Lastly, you’ll now get to keep up with dnsbl providers, so watch the mail log for any messages about them refusing your server’s mail. The earlier you know about this, the faster you can resolve it and not take a mail outage…
You could rate limit your connections. I do this for SSH, but would be a solid idea for email. My connection limit for SSH is 1 per/minute with a 5 min timeout. Doing this allows me to skip the IP restrictions and make back-door access (vpn being front door) more flexible.
Also, doing this on the FW negates the recent SSH regression attack.
I can show you how to do this if you use nftables.

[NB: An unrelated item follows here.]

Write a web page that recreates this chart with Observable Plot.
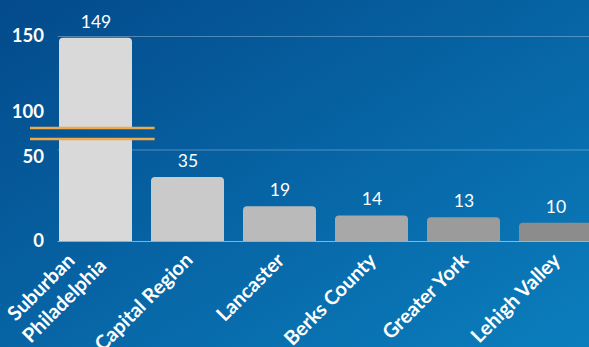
<!DOCTYPE html>
<html><head><meta charset="utf-8">
<script src="https://cdn.jsdelivr.net/npm/d3@7"></script>
<script src="https://cdn.jsdelivr.net/npm/@observablehq/plot@0.6"></script>
<style>
html,body{margin:0;padding:0;overflow:hidden;background:#0763a3;}
#chart svg{display:block;}
</style></head><body><div id="chart"></div>
<script>
// ---- data ----
const categories = ["Suburban\nPhiladelphia", "Capital Region", "Lancaster", "Berks County", "Greater York", "Lehigh Valley"];
const values = [149, 35, 19, 14, 13, 10];
const yTickValues = [0, 50, 100, 150];
const yTickLabels = ["0", "50", "100", "150"];
const gridValues = [50, 150];
const axisBreak = [56, 100];

// ---- styling ----
const barColors = ["#d9d9d9", "#cacaca", "#bababa", "#a8a8a8", "#9b9b9b", "#8c8c8c"];
const W = 589, H = 347;
const gapUnits = 6;
function disp(v) {
  const [a, b] = axisBreak;
  if (v <= a) return v;
  if (v >= b) return v - (b - a) + gapUnits;
  return a + (v - a) / (b - a) * gapUnits;
}
const tickNudge = {0: 0, 50: -4.1, 100: 8.5, 150: 0};
const data = categories.map((name, i) => ({name, value: values[i], d: disp(values[i]), color: barColors[i]}));
const ticks = yTickValues.map((v, i) => ({v, label: yTickLabels[i]}));

const plot = Plot.plot({
  width: W, height: H,
  marginTop: 36, marginBottom: 106, marginLeft: 57.7, marginRight: 0,
  x: {type: "band", domain: categories, range: [57.7, 592.1], paddingInner: 0.21, paddingOuter: 0, axis: null},
  y: {domain: [0, disp(150)], axis: null},
  color: {type: "identity"},
  style: {fontFamily: "Lato, 'Open Sans', sans-serif", background: "transparent", color: "white", overflow: "hidden"},
  marks: [
    Plot.ruleY(gridValues, {y: v => disp(v), stroke: "white", strokeOpacity: 0.3}),
    Plot.barY(data, {x: "name", y: "d", fill: "color", rx: 4}),
    Plot.barY(data, {x: "name", y: d => Math.min(d.d, 3), fill: "color"}),
    Plot.barY([data[0]], {x: "name", y1: disp(axisBreak[0]), y2: disp(axisBreak[1]), fill: "url(#bgGrad)", insetLeft: -29, insetRight: -22.6}),
    Plot.tickY(axisBreak, {x: () => categories[0], y: v => disp(v), stroke: "#f2a94a", strokeWidth: 2.5, insetLeft: -29, insetRight: -22.6}),
    Plot.ruleY([0], {stroke: "white", strokeOpacity: 0.5}),
    Plot.text(data, {x: "name", y: "d", text: d => String(d.value), dy: -16, lineAnchor: "middle", fill: "white", fontSize: 17.5}),
    Plot.text(data, {x: "name", text: "name", frameAnchor: "bottom", dx: 0, dy: 14, rotate: -45, textAnchor: "start", lineAnchor: "middle", lineHeight: 1.3, fill: "white", fontSize: 20, fontWeight: "bold"}),
    Plot.text(ticks, {y: t => disp(t.v) + tickNudge[t.v], text: "label", frameAnchor: "left", dx: -14.2, textAnchor: "end", lineAnchor: "middle", fill: "white", fontSize: 18.5, fontWeight: "bold"})
  ]
});

// background gradient (CSS "to bottom right" equivalent)
const diag = Math.hypot(W, H);
const dir = [H / diag, W / diag];
const L = 2 * W * H / diag;
const cx = W / 2, cy = H / 2;
const svg = d3.select(plot);
svg.insert("defs", ":first-child").html(
  `<linearGradient id="bgGrad" gradientUnits="userSpaceOnUse" x1="${cx - L/2*dir[0]}" y1="${cy - L/2*dir[1]}" x2="${cx + L/2*dir[0]}" y2="${cy + L/2*dir[1]}">
     <stop offset="0" stop-color="#034a8b"/><stop offset="1" stop-color="#0b7ebd"/>
   </linearGradient>`);
svg.insert("rect", "defs + *").attr("width", W).attr("height", H).attr("fill", "url(#bgGrad)");

document.getElementById("chart").appendChild(plot);

// left-align wrapped lines while keeping block end at anchor
svg.selectAll('g[text-anchor="start"] text').each(function() {
  const w = this.getBBox().width;
  const spans = this.querySelectorAll("tspan");
  const up = spans.length > 1 ? -5 : 0;
  if (spans.length > 1) spans[0].setAttribute("dx", 5);
  const t = this.getAttribute("transform") || "";
  this.setAttribute("transform", `${t} translate(${-w},${up})`);
});
</script></body></html>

Just filtering at the FW level for “new” TCP states. So a single IP can’t hammer away at your service, trying to guess your login. Basically each IP has x attempts per y amount of time to make a new connection. Simple and effective (for almost all brute force attempts).
Only takes 3-4 lines of nft config to accomplish. This is simpler and safer than installing software to monitor you logs and modify your FW on the fly (Fail2Ban).
Ok. Fail2Ban I already have. The fw also filter out a lot. I also Linux ipsets for kernel-grade performance with blocklists from IPSUM that is updated daily. I can see that the fw block a lot of attempts.
THanks for advice
@pacman Well I dont use them often either, because most people answering like to play high and mighty and look down on others. For me that is not what a forum is about, and I am sure it is not Jay’s intention with this one.